The community must police digital theft on the internet

It occured to me today that defending your digital IP is like having a puppy [warning: yet another puppy analogy].

At home at the moment we mount regular Puddles and Poos Patrol (thank heavens for polished wood floors). Likewise the price of digital respect is constant vigilance. Keep an eye out, run scans, check eBay, ask around. Be aware of what people are up to.

puppyDevote a little time each month to policing your own material. Even dear old Google is effective: spot an unusual turn of phrase in your work, quotate it and google it. There are free tools on the web, or if you can afford it then look to firms that provide a commercial solution [no I'm not promoting any].

And whack thieves. There are no cops on the internet (except the private cops of the big corporations, like the railroad detectives of old). It is the Wild West. We have to look out for ourselves (and each other) and carry a gun.

And you can hit them. I had a piracy site taken down by the simple expedient of complaining to their web host. I got pirated content of mine taken down. I failed to get eBay pirates removed but I like to think I worried them with my complaints to eBay... maybe (eBay don't give a {what my puppy leaves}).

I hate digital piracy. You should too. It is the laziest form of theft. Like any theft or corruption, it introduces economic drag, and it acts as a disincentive to creativity, business and entrepreneurism. Please don't confuse what I am saying with the DRM issue and drag us into that argument.

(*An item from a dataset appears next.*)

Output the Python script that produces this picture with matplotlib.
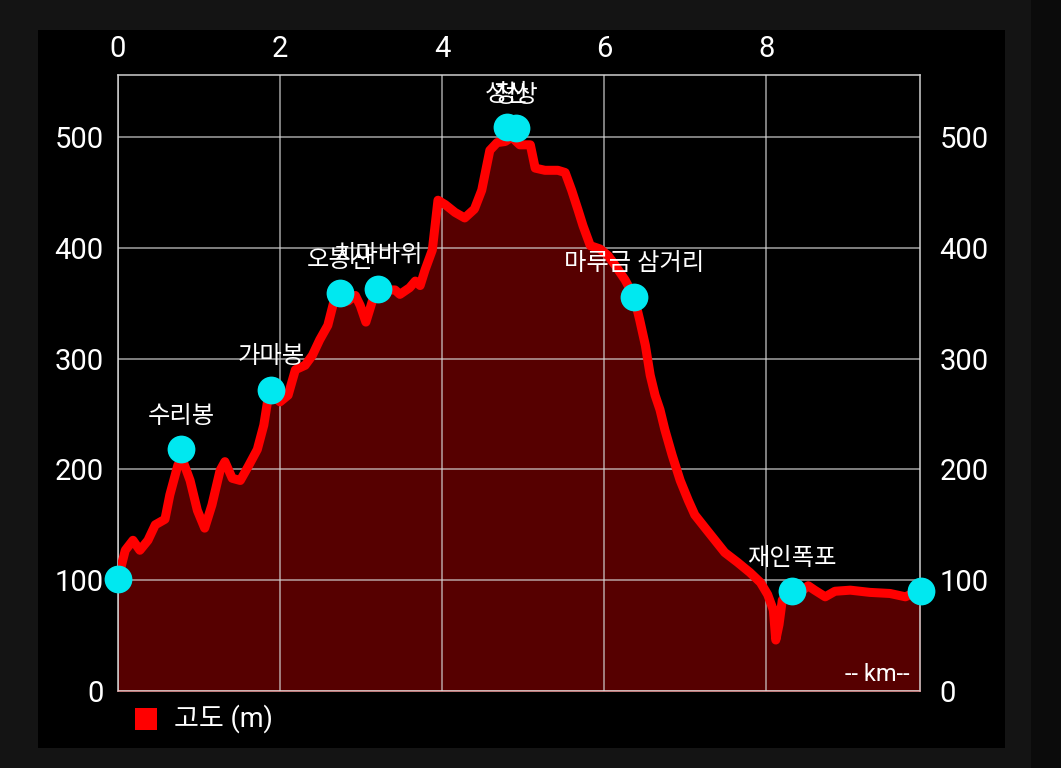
import numpy as np
import matplotlib.pyplot as plt
from matplotlib.patches import Rectangle

plt.rcParams['font.family'] = ['Roboto', 'Noto Sans CJK KR', 'DejaVu Sans']

# elevation profile (km, m)
dist = [0.0, 0.09, 0.185, 0.27, 0.37, 0.46, 0.58, 0.64, 0.74, 0.80, 0.89, 0.98, 1.07,
        1.16, 1.26, 1.32, 1.41, 1.51, 1.61, 1.72, 1.80, 1.85, 1.94, 2.0, 2.10, 2.19,
        2.31, 2.40, 2.49, 2.59, 2.67, 2.74, 2.84, 2.93, 2.99, 3.06, 3.14, 3.23, 3.42,
        3.48, 3.60, 3.67, 3.73, 3.79, 3.88, 3.95, 4.04, 4.16, 4.28, 4.40, 4.49, 4.59,
        4.68, 4.78, 4.86, 4.96, 5.09, 5.15, 5.27, 5.43, 5.52, 5.60, 5.68, 5.74, 5.83,
        5.95, 6.05, 6.14, 6.26, 6.37, 6.44, 6.51, 6.57, 6.63, 6.69, 6.75, 6.84, 6.94,
        7.04, 7.12, 7.25, 7.37, 7.49, 7.65, 7.80, 7.93, 8.02, 8.09, 8.12, 8.16, 8.20,
        8.30, 8.42, 8.52, 8.60, 8.73, 8.85, 9.04, 9.28, 9.53, 9.72, 9.84, 9.91]
elev = [101, 127, 136, 127, 136, 150, 155, 177, 204, 208, 190, 163, 147,
        168, 199, 207, 192, 190, 203, 218, 240, 263, 265, 261, 267, 290,
        294, 303, 317, 330, 353, 357, 352, 357, 348, 333, 352, 362, 362,
        358, 364, 370, 366, 380, 398, 443, 439, 432, 427, 435, 452, 488,
        495, 496, 500, 493, 493, 472, 470, 470, 468, 452, 434, 420, 402,
        399, 393, 384, 371, 356, 335, 312, 285, 267, 254, 236, 213, 190,
        172, 159, 147, 136, 125, 116, 107, 98, 87, 73, 46, 60, 82,
        91, 89, 95, 91, 85, 90, 91, 89, 88, 85, 89, 90]

# waypoints
wp_x = [0.0, 0.78, 1.89, 2.74, 3.21, 4.80, 4.91, 6.37, 8.32, 9.91]
wp_y = [101, 218, 272, 359, 363, 509, 508, 356, 90, 90]
wp_names = ['', '수리봉', '가마봉', '오봉산', '치마바위', '성산', '정상', '마루금 삼거리', '재인폭포', '']

x_ticks = [0, 2, 4, 6, 8]
y_ticks = [0, 100, 200, 300, 400, 500]

fig = plt.figure(figsize=(10.61, 7.68), dpi=100)
fig.patch.set_facecolor('#141414')
fig.patches.append(Rectangle((0.0358, 0.026), 0.9114, 0.935, transform=fig.transFigure,
                             facecolor='black', edgecolor='none', zorder=-2))
fig.patches.append(Rectangle((0.972, 0.0), 0.028, 1.0, transform=fig.transFigure,
                             facecolor='#0b0b0b', edgecolor='none', zorder=-2))

ax = fig.add_axes([0.1112, 0.1003, 0.7559, 0.802])
ax.set_zorder(1)
ax.set_facecolor('black')
ax.set_xlim(0, 9.9)
ax.set_ylim(0, 556)

ax.fill_between(dist, elev, 0, color='#560000', zorder=1)
ax.set_xticks(x_ticks)
ax.set_yticks(y_ticks)
ax.grid(True, color='#d8d8d8', alpha=0.75, linewidth=1.1, zorder=2)
ax.set_axisbelow(False)
ax.plot(dist, elev, color='#ff0000', linewidth=6.5, solid_joinstyle='round', zorder=3)
ax.scatter(wp_x, wp_y, s=20 ** 2, color='#00e8f0', zorder=4, clip_on=False, linewidths=0)

for x, y, name in zip(wp_x, wp_y, wp_names):
    if name:
        ax.annotate(name, (x, y), xytext=(0, 33), textcoords='offset pixels',
                    ha='center', va='center', color='white', fontsize=17.5, zorder=5)

for s in ax.spines.values():
    s.set_color('#cfcfcf')
    s.set_linewidth(1.1)
ax.spines['bottom'].set_color('#e0a0a0')

ax.tick_params(axis='x', length=0, pad=9, labeltop=True, labelbottom=False,
               labelsize=21, labelcolor='white')
ax.tick_params(axis='y', length=0, pad=10.5, labelsize=21, labelcolor='white')

# right-hand labels
ax2 = ax.twinx()
ax2.set_ylim(ax.get_ylim())
ax2.set_yticks(y_ticks)
ax2.tick_params(axis='y', length=0, pad=14, labelsize=21, labelcolor='white')
for s in ax2.spines.values():
    s.set_visible(False)

ax.text(0.987, 0.008, '-- km--', transform=ax.transAxes, ha='right', va='bottom',
        color='white', fontsize=17, zorder=5)

# legend
fig.patches.append(Rectangle((135 / 1061, 1 - 730 / 768), 22 / 1061, 22 / 768,
                             transform=fig.transFigure, facecolor='#ff0000',
                             edgecolor='none', zorder=3))
fig.text(174 / 1061, 1 - 719 / 768, '고도 (m)', color='white', fontsize=19.5,
         ha='left', va='center')

fig.savefig('out.png', dpi=100, facecolor=fig.get_facecolor())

How pop culture gets shovelled out to the masses is of little interest to me.

Sharing content is good. It is how we do it that matters. We can quote, or link, or use attributed extracts within fair use. That is what the internet is for. But theft is theft and I think we all know it when we smell it, which brings me back to my starting analogy.

So let's all stand up for decency on the internet and take action when we see it defiled, please.